Steve Broadbent, regional director of Ensystex, explains the science behind suspo-emulsion (SE) formulation technology.
A suspo-emulsion (SE) formulation is one of the more recent formulation breakthroughs. It allows formulation chemists to blend together active ingredients with very different solubility profiles.
The resulting product is actually two different formulations combined into one bottle, through the use of two different formulation phases, an emulsion in water (EW) phase and a suspension concentrate (SC) phase.
Maxxthor Turbo is an example of a suspo-emulsion product.
An aqueous suspo-emulsion is essentially a mixture of water- insoluble active constituents dispersed in a water-based solution; where one (or more) of the active constituents is a solid, formulated as a suspension form (SC) and one (or more) of the actives is an oil, formulated as an emulsion in water (EW).
Thus the resulting product is actually two different formulations combined in the one bottle – an emulsion in water (EW) phase and the suspension concentrate (SC) phase. The resulting product is then diluted with water for use.
This allows mixtures of active constituents to be used to provide a broader spectrum pest control product. Formulating the active ingredients together eliminates the need for tank mixing (which can lead to incompatibilities).
Like other aqueous liquid formulations, suspo-emulsions are easy to handle and measure, dust free, non-flammable and mix easily with water.
In particular, this technology allows formulation chemists a method to put together in the same water-based formulation, two or more active constituents with very different physico-chemical characteristics.
For the development of a suspo-emulsion, the solid and liquid active constituents must all be insoluble in the aqueous (water) phase. This is required to avoid crystal growth and ensure long-term stability. The concentration of actives is expressed in g/L of each active in the final product.
Suspo-emulsions are usually prepared by creating each formulation component separately, a suspension concentrate (SC) with the solid active constituent(s), and then creating a concentrate emulsion with the liquid or low melting point active constituent(s) (EW).

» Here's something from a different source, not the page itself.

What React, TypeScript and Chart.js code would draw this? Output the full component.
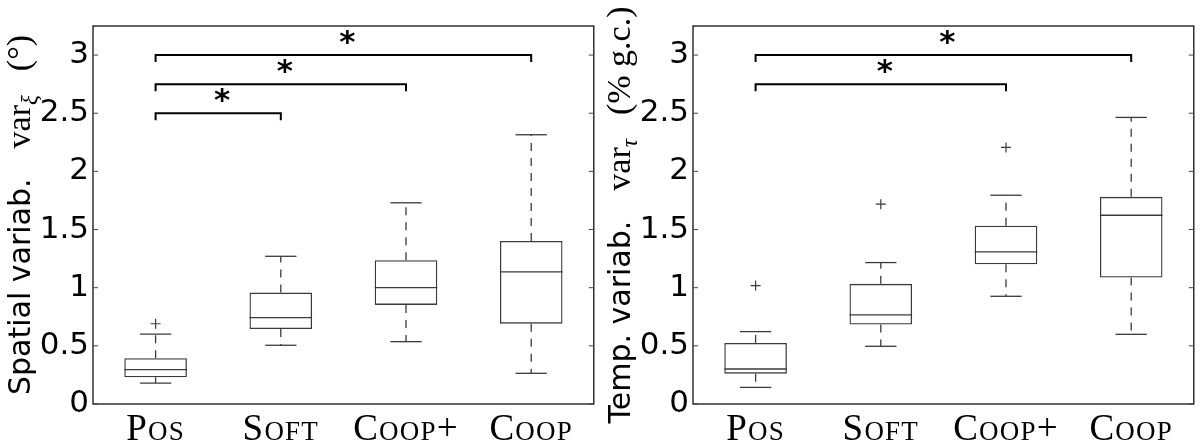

The emulsion-in-water phase is created by dissolving the oil-soluble actives in a suitable oil, and then emulsifying this with water. It is then stabilised with hydro-colloids. The resulting emulsion consists of the oil liquid droplets containing the active constituent(s) dispersed in the water.
These two formulations are then mixed together under normal agitation. In this way the characteristics of the formulation are controlled very well.
Consequently, the surfactants consisting of emulsifiers, dispersing agents and wetting agents that form the basic components of each formulation, need to be carefully selected. The formulation chemist must take into account the fact that the two formulations will be blended together, so the compatibility between the different components is very important.
These surfactants play several important roles in determining the properties of the final product and its long-term stability.
They ensure the solid particles in suspension are dispersed into the water phase by reducing the oil/water interface tension, they electrostatically stabilise the micronised particles to avoid flocculation, aggregation or coalescence and they ensure the long-term stability of the micronised particles in suspension.
They also impact on the compatibility of the suspension with the emulsion in both the concentrated and diluted state.
Monopropylene glycol or glycerine are also required to prevent the formulation from freezing. Thickeners and anti- foaming agents are also added to perfect the final product.
The final formulation must be stable for at least two years without any significant change of viscosity, phase separation or agglomeration between droplets and solid particles. The presence of a supernatant water layer on the surface is acceptable, providing only slight agitation is needed for the re-homogenisation.
Typically, stability is tested using accelerated ageing tests; two weeks storage at 54°C and one week at 0°C. The aged samples are then checked to ensure there is no chemical degradation of the active constituents, no sedimentation in the bottle, and that the viscosity has not changed by more than 10% compared to the initial value. Particle sizes must also be checked to ensure that no crystal growth, flocculation, or droplet size increase has occurred.
Steve Broadbent, Ensystex, Regional Director